The tertiary structures of all FABPs obtained to date reveal the presence of two short alpha -helical domains which are suggested to form part of a putative ``portal lid'' region, through which ligand entry and exit are proposed to occur (56). Recently, we found that specific lysine residue in this portal region are involved in the collisional interaction of heart FABP with phospholipid membranes (57). I-FABP contains 2 lysine residues in each of the alpha -I and alpha -II helixes, thus collisional transfer of fatty acids from I-FABP may also involve membrane interaction with an amphipathic helical segment.
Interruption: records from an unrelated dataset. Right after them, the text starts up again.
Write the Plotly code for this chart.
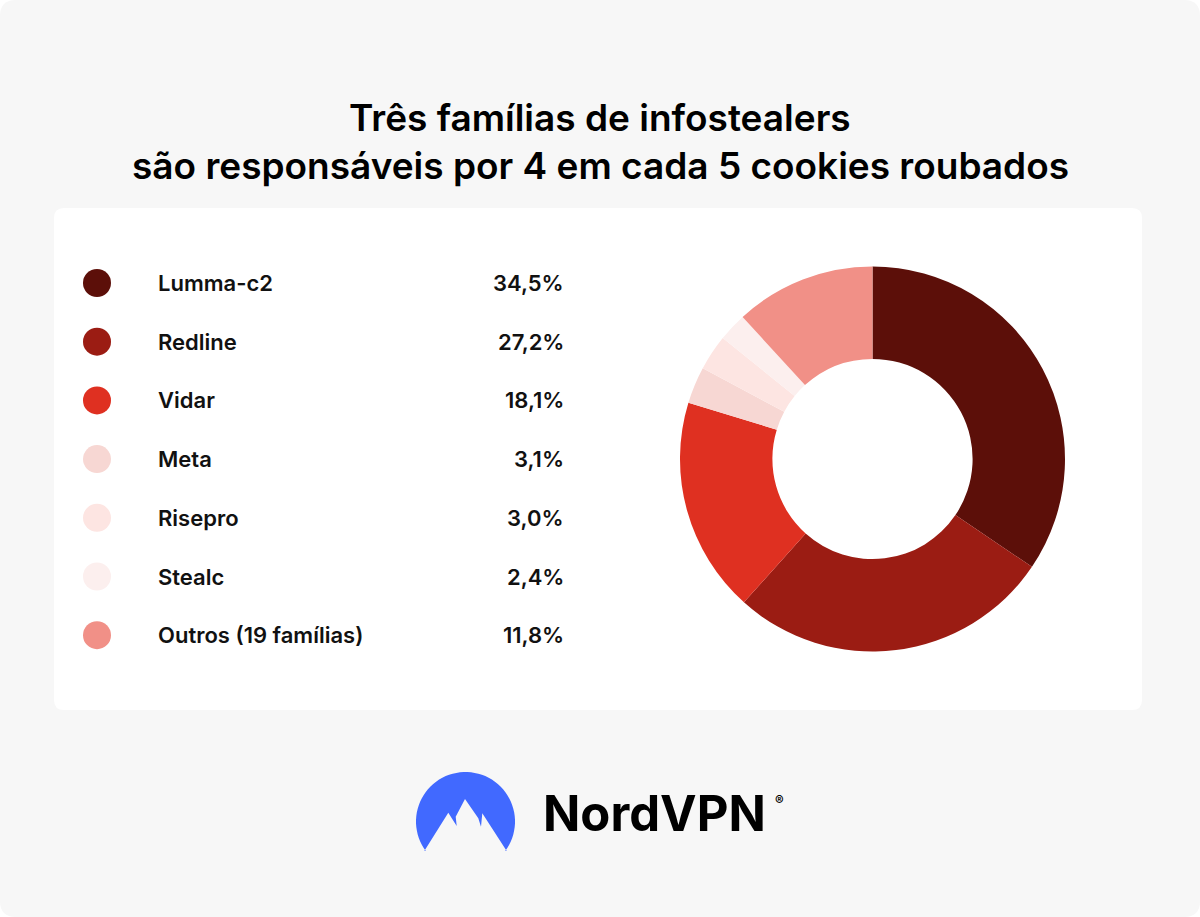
import numpy as np
import plotly.graph_objects as go

# ---- data ----
families = ["Lumma-c2", "Redline", "Vidar", "Meta", "Risepro", "Stealc", "Outros (19 famílias)"]
shares = [34.5, 27.2, 18.1, 3.1, 3.0, 2.4, 11.8]
share_labels = ["34,5%", "27,2%", "18,1%", "3,1%", "3,0%", "2,4%", "11,8%"]
colors = ["#5c0f09", "#9b1c13", "#df3021", "#f7d7d3", "#fde5e2", "#fcefee", "#f19087"]
title_lines = ["Três famílias de infostealers",
               "são responsáveis por 4 em cada 5 cookies roubados"]

W, H = 1200, 917
FONT = "Inter"

def rounded_rect(x0, y0, x1, y1, r):
    return (f"M {x0+r},{y0} L {x1-r},{y0} Q {x1},{y0} {x1},{y0+r} "
            f"L {x1},{y1-r} Q {x1},{y1} {x1-r},{y1} L {x0+r},{y1} "
            f"Q {x0},{y1} {x0},{y1-r} L {x0},{y0+r} Q {x0},{y0} {x0+r},{y0} Z")

fig = go.Figure()

# donut
cx, cy, R = 872.5, 459, 192.5
fig.add_trace(go.Pie(
    labels=families, values=shares, sort=False, direction="clockwise", rotation=0,
    hole=0.52, marker=dict(colors=colors, line=dict(width=0)),
    textinfo="none", hoverinfo="label+percent", showlegend=False,
    domain=dict(x=[(cx - R) / W, (cx + R) / W], y=[1 - (cy + R) / H, 1 - (cy - R) / H]),
))

# legend markers
row_y = [283 + i * 58.7 for i in range(len(families))]
fig.add_trace(go.Scatter(
    x=[97] * len(families), y=row_y, mode="markers",
    marker=dict(size=28, color=colors, line=dict(width=0)),
    showlegend=False, hoverinfo="skip", xaxis="x", yaxis="y",
))

annotations = []
for name, lab, y in zip(families, share_labels, row_y):
    annotations.append(dict(x=156, y=y, xref="x", yref="y", text=name, showarrow=False,
                            xanchor="left", yanchor="middle",
                            font=dict(family=FONT, size=22, color="#111111", weight=600)))
    annotations.append(dict(x=566, y=y, xref="x", yref="y", text=lab, showarrow=False,
                            xanchor="right", yanchor="middle",
                            font=dict(family=FONT, size=22, color="#111111", weight=600)))

for i, line in enumerate(title_lines):
    annotations.append(dict(x=600, y=117 + i * 48, xref="x", yref="y", text=line, showarrow=False,
                            xanchor="center", yanchor="middle",
                            font=dict(family=FONT, size=37, color="#000000", weight=600)))

annotations.append(dict(x=541, y=813, xref="x", yref="y", text="NordVPN", showarrow=False,
                        xanchor="left", yanchor="middle",
                        font=dict(family=FONT, size=49, color="#000000", weight=700)))
annotations.append(dict(x=779, y=800, xref="x", yref="y", text="®", showarrow=False,
                        xanchor="center", yanchor="middle",
                        font=dict(family=FONT, size=13, color="#000000", weight=600)))

# logo path (decorative)
lcx, lcy, lr = 465.5, 821.5, 49.5
ang0 = np.arcsin((851 - lcy) / lr)
pts = [(lcx + lr * np.cos(a), lcy - lr * np.sin(a)) for a in np.linspace(np.pi + ang0, -ang0, 60)]
mountain = [(506.7, 851), (482.3, 813.3), (481, 826.7), (478.3, 818.3), (465, 799),
            (455.7, 816.7), (456.7, 826), (448.3, 812.7), (424.3, 851)]
path = "M " + " L ".join(f"{x:.1f},{y:.1f}" for x, y in pts + mountain) + " Z"

shapes = [
    dict(type="path", path=rounded_rect(0, 0, W, H, 16), xref="x", yref="y",
         fillcolor="#f7f7f7", line=dict(width=0), layer="below"),
    dict(type="path", path=rounded_rect(54, 208, 1142, 710, 10), xref="x", yref="y",
         fillcolor="#ffffff", line=dict(width=0), layer="below"),
    dict(type="path", path=path, xref="x", yref="y", fillcolor="#4169ff", line=dict(width=0)),
]

fig.update_layout(
    width=W, height=H, margin=dict(l=0, r=0, t=0, b=0),
    paper_bgcolor="#ffffff", plot_bgcolor="rgba(0,0,0,0)",
    xaxis=dict(range=[0, W], visible=False, fixedrange=True),
    yaxis=dict(range=[H, 0], visible=False, fixedrange=True),
    shapes=shapes, annotations=annotations, showlegend=False,
)

fig.write_html("out.html", config={"displayModeBar": False},
               post_script="document.body.style.margin='0';document.body.style.overflow='hidden';")
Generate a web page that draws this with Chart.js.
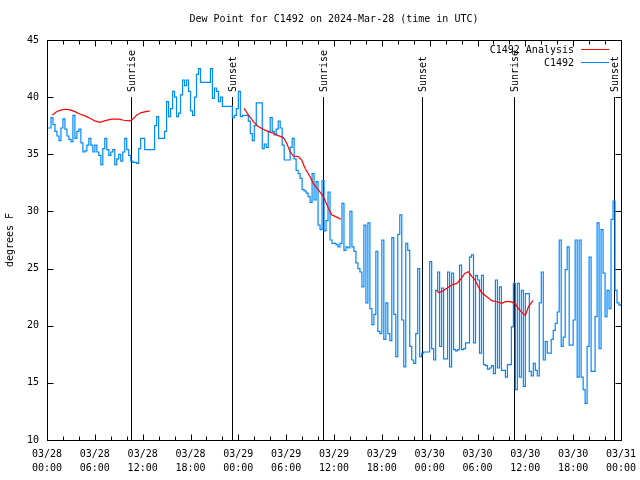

The distinct AOFA transfer mechanisms found for the two enterocyte FABPs suggests that each may play a unique role in intracellular fatty acid transport. It is possible, for example, that L-FABP may serve to maintain low unbound fatty acid concentration in cytosol and hence modulate their degree of membrane partitioning, whereas I-FABP may play a role in intracellular targeting of fatty acids to subcellular sites of utilization.


FOOTNOTES

*   This work was supported in part by the National Institutes of Health Grant DK38389 and by state funds. The costs of publication of this article were defrayed in part by the payment of page charges. The article must therefore be hereby marked ``advertisement'' in accordance with 18 U.S.C. Section 1734 solely to indicate this fact.
Dagger    Established Investigator of the American Heart Association. To whom correspondence should be addressed: Dept. of Nutritional Sciences, Cook College, Rutgers University, Thompson Hall, P. O. Box 231, New Brunswick, NJ 08903. Tel.: 908-932-1689; Fax: 908-932-6837.
1   The abbreviations used are: FA, fatty acids; FABP, fatty acid binding protein; L-FABP, liver FABP; I-FABP, intestinal FABP; A-FABP, adipocyte FABP; H-FABP, heart FABP; SUV, small unilamellar vesicles; AOFA, n-(9-anthroyloxy) fatty acids; 2AS, 2-(9-anthroyloxy)stearic acid; 2AP, 2-(9-anthroyloxy)palmitic acid; 12AS, 12-(9-anthroyloxy)stearic acid; 12AO, 12-(9-anthroyloxy)oleic acid; EPC, egg phosphatidylcholine; DMPC, dimyristoyl-PC; DPPC, dipalmitoyl-PC; NBD-PE, N-(7-nitro-2,1,3-benzoxadiazol-4-yl) egg phosphatidylethanolamine; NBD-DMPE, NBD labeled-dimyristoyl-phosphatidylethanolamine; PE, egg phosphatidylethanolamine; CHOL, cholesterol; SPM, egg sphingomyelin; PI, bovine liver phosphatidylinositol; PS, brain phosphatidylserine; POPG, 1-palmitoyl-2-oleoyl-phosphatidylglycerol; CL, bovine heart cardiolipin; and SA, stearylamine.
2   L. J. Baier, personal communication.
3   K. T. Hsu and J. Storch, unpublished observations.

Acknowledgments

The authors thank Drs. Alan Kleinfeld, Ron Ogata, and David Wilton for generously providing recombinant FABP plasmids, and Dr. Fiona Herr for critical review of the manuscript.